Jordan Collins, the events director of the Tasting Collective - a private dining club community that hosted chef-led tasting events at independently-owned restaurants prior to the pandemic - is now also head of development of Chefstreams, “which offers live-streaming cooking classes on Zoom with acclaimed chefs from all over the country”.
“People want to go out more and more these days. I think that desire will become increasingly stronger as people begin to receive their boosters [jabs]. At this point, everyone is really craving normalcy in their everyday lives and will do whatever they need to get it,” says Collins, as the Tasting Collective starts to resume in-person pop-up events.
“The downturn in the hospitality industry forced chefs to get creative and find new ways to earn a living, hence the significant increase in chef residencies and pop-ups. One of the major advantages of a chef pop-up is that it allows the chef to make money and get their feet wet into a new concept without fully committing to a brick-and-mortar location. I've seen a lot of recent success with these popups, especially in New York, as many of them have been able to transition into permanent ventures, like Kjun, Dacha 46, and Pecking House.”
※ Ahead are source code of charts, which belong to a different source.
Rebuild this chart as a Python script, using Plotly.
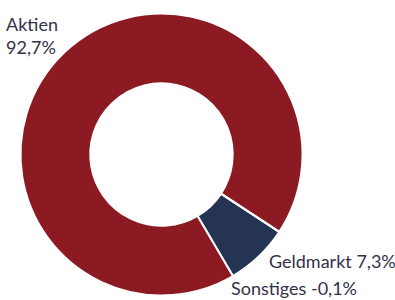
import plotly.graph_objects as go

categories = ["Geldmarkt", "Aktien", "Sonstiges"]
values = [7.3, 92.7, -0.1]
labels_text = ["Geldmarkt 7,3%", "Aktien<br>92,7%", "Sonstiges -0,1%"]
colors = ["#243452", "#8B1A22", "#999999"]

W, H = 395, 300
pie_vals = [max(v, 0) for v in values]

fig = go.Figure(go.Pie(
    labels=categories,
    values=pie_vals,
    hole=0.505,
    sort=False,
    direction="clockwise",
    rotation=123.3,
    marker=dict(colors=colors, line=dict(color="white", width=2)),
    textinfo="none",
    hoverinfo="label+percent",
    showlegend=False,
    domain=dict(x=[(161.5 - 141) / W, (161.5 + 141) / W],
                y=[(145.5 - 141) / H, (145.5 + 141) / H]),
))

font = dict(family="Lato, Noto Sans, sans-serif", size=18, color="#35304a")
ann_pos = {"Aktien": (4, 11), "Geldmarkt": (267, 248), "Sonstiges": (229, 275)}
for cat, txt in zip(categories, labels_text):
    x, y = ann_pos[cat]
    fig.add_annotation(x=x / W, y=1 - y / H, xref="paper", yref="paper",
                       text=txt, showarrow=False, xanchor="left", yanchor="top",
                       align="left", font=font)

fig.update_layout(width=W, height=H, margin=dict(l=0, r=0, t=0, b=0),
                  paper_bgcolor="white", plot_bgcolor="white")
fig.write_html("out.html", config={"displayModeBar": False},
               post_script="document.body.style.margin='0';")
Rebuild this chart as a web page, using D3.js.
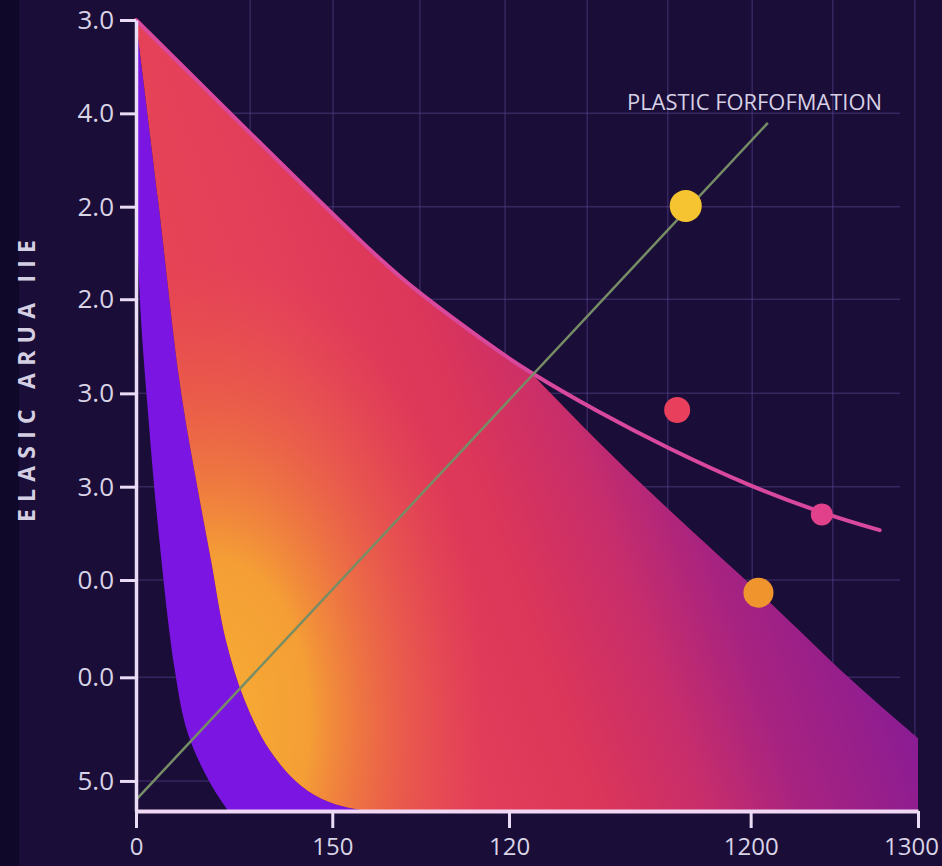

As a chef, participating in residencies has largely been a boon to me, especially in the aftermath of my restaurant closure. They have brought me income with low to no overhead, which I used to launch Poi Dog’s line of retail sauces, which are now carried in stores across the U.S., and which I also use my residencies to promote.
I’ve also seen a shift away from this model by those who based their pre-pandemic careers around it. Prior to the pandemic, Yana Gilbuena, the San Francisco-based itinerant chef of SALO Series, would travel “all over the world to bring the gospel of Filipino food through Kamayan dinners, where diners would eat with their hands. I was popping up everywhere. I [had just] finished my New Zealand and Australian pop-up tour [and] my European tour.” She describes her past year as “introspective” – “it was out of my comfort zone to be in one place, so I leaned into it. I heeded my own advice to be comfortable with the uncomfortable. I’ve been working on the cookbook version 2.0. I’ve been doing virtual cooking demos. I’ve been concentrating on my next phase…traveling and encouraging diners to eat with their hands is still a 5-year plan.”
Gilbuena, who defined ambitious pop-ups and residencies, essentially switched places with chefs who had previously been tied to their own kitchens. As for what she thinks about how the pandemic will affect the world of pop-ups and guest chef-ing, she muses: “There will be more ‘vetting’ and [we] will see an alignment of values and visions. I think pop-ups are here to stay. [They’ve] been a safe platform haven for folks who don’t have access to a lot of capital to explore their food dreams with little overhead.”
In essence, the uncertainty of the pandemic kicked off a persistent trend in the food world, just as the uncertainty following the financial crisis of 2008 gave rise to leaps into entrepreneurship via food trucks – a bandwagon, I had also jumped on in 2013, as Poi Dog originated as a food truck.
Ted Golden, who goes by the moniker Foodie Buddha, has brought chefs (including me) from around the world to cook in restaurants in Atlanta, Georgia, and he sees pop-ups as a model that will continue beyond the pandemic. “Traveling and delicious food are critical to my life and the pandemic has, if anything, emphasised that for me. Even in the best of times, not everyone has the chance to travel and eat. I think that by bringing these chefs to these new locales, you give people an opportunity to try something they wouldn’t otherwise be able to try.”
Alysa Osborne cooking at Poi Dog
Ian Boden, the chef-owner of the 22-seat restaurant The Shack in Staunton, Virginia, echoes and expands upon this sentiment, as he sought to bring in chefs to collaborate with in his restaurant. “I’m 43, I don’t have the energy to stage at other people’s restaurants, so this is a way to bring the stage experience to me. There’s an exchange that happens between cooks in a kitchen of ideas and intent – that’s more valuable to me than making more money. It’s an education for me and for my staff, and I hope the guest chef leaves learning something from us.”
“I think we’re going to see more pop-ups. Despite federal funding… we’re going to see a lot of collateral losses. There are going to be a lot more talented people without kitchen homes. It’s a great way to generate interest in future projects…it’s how The Shack started. It was a space for me to do pop-ups until opening a real-sized restaurant… and then there was no turning back.”